Teenagers are going around like zombies, in a trance, heads down, eyes glued to the screen; all the time oblivious to their surrounding or the people around them. More and more of this age group won’t even look up from their phone to speak to you or answer a question.
This is not just our opinion on this column. Recent statistics reveal that Irish children over the age of eight, have one of the highest rates of smartphone usage in the world. Think about that one, dear parents; and also the fact that these kids spend an average of four to six hours a day on phone activity.
A third of this group of children admit to having ‘friends’ online who are strangers in real life. The possibility of a teenager talking to a stranger in a crowd has practically been wiped out by the phones unrelenting presence.
That spontaneous identification with a nearby fellow human has been almost entirely cancelled out by being delivered into an artificial online community. In fact, half the young people when asked in another survey, admitted that they use their phone as a prop in order to avoid interacting with people. Girls are more prone to this anti-social trend, according to the findings.
There is a phoney artificial life out there and it is increasingly being inhabited by much more than young people. The fixation with the ‘selfie’ is a prime example, as is the posting of irrelevant drivel on Facebook. The ‘selfie’ is more important than enjoying the pleasure of the moment.

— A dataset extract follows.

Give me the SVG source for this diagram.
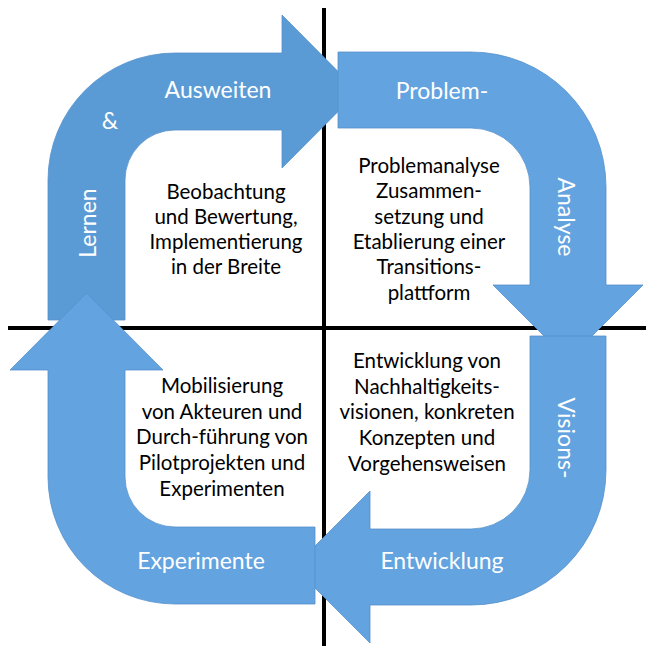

Most of us smartphone users are sometimes guilty of needlessly looking for something to view on the screen, playing with it, scrolling through stuff and so on – simply because it has become a habit. The difference between the generations is that for us older folks, this is just another curious aspect of living; but for children the danger is that they can become disconnected from real life and end up viewing the world from the sideline.
Parents of today have an ever-ending list of things to do and things not to do with their children. In a lot of cases they are ‘forever on the road’, bringing the kids here and there. Also, where both parents are working and find it difficult for adequate ‘me time’, or ‘us time’, it is so easy to keep the kids quiet by giving free reign to the phone and the tablet. This is dangerous on all fronts; for the above reasons and also because over time they will find stuff to watch that they shouldn’t be watching. I heard a mother say that her 14 year old daughter has to bring her phone to bed with her, “even though she would never be using it at night.” (Yea ..!)
There just has to be home rule with regards to the smartphone and Internet. I am related to children whose parents are strict on phone and laptop use. They have significant times when no phones are allowed and other periods when only for school related activities. All the kids are involved in lots of sports and outdoor adventures.
Too much of a good thing can be bad. The smartphone is an incredible furtherance for all of us in today’s world, but all of us should endeavour to control this marvellous invention, rather than allowing it to control us. Keep in mind that it has an ‘off’ button!
There is a mad scramble to improve just about everything in the world except people.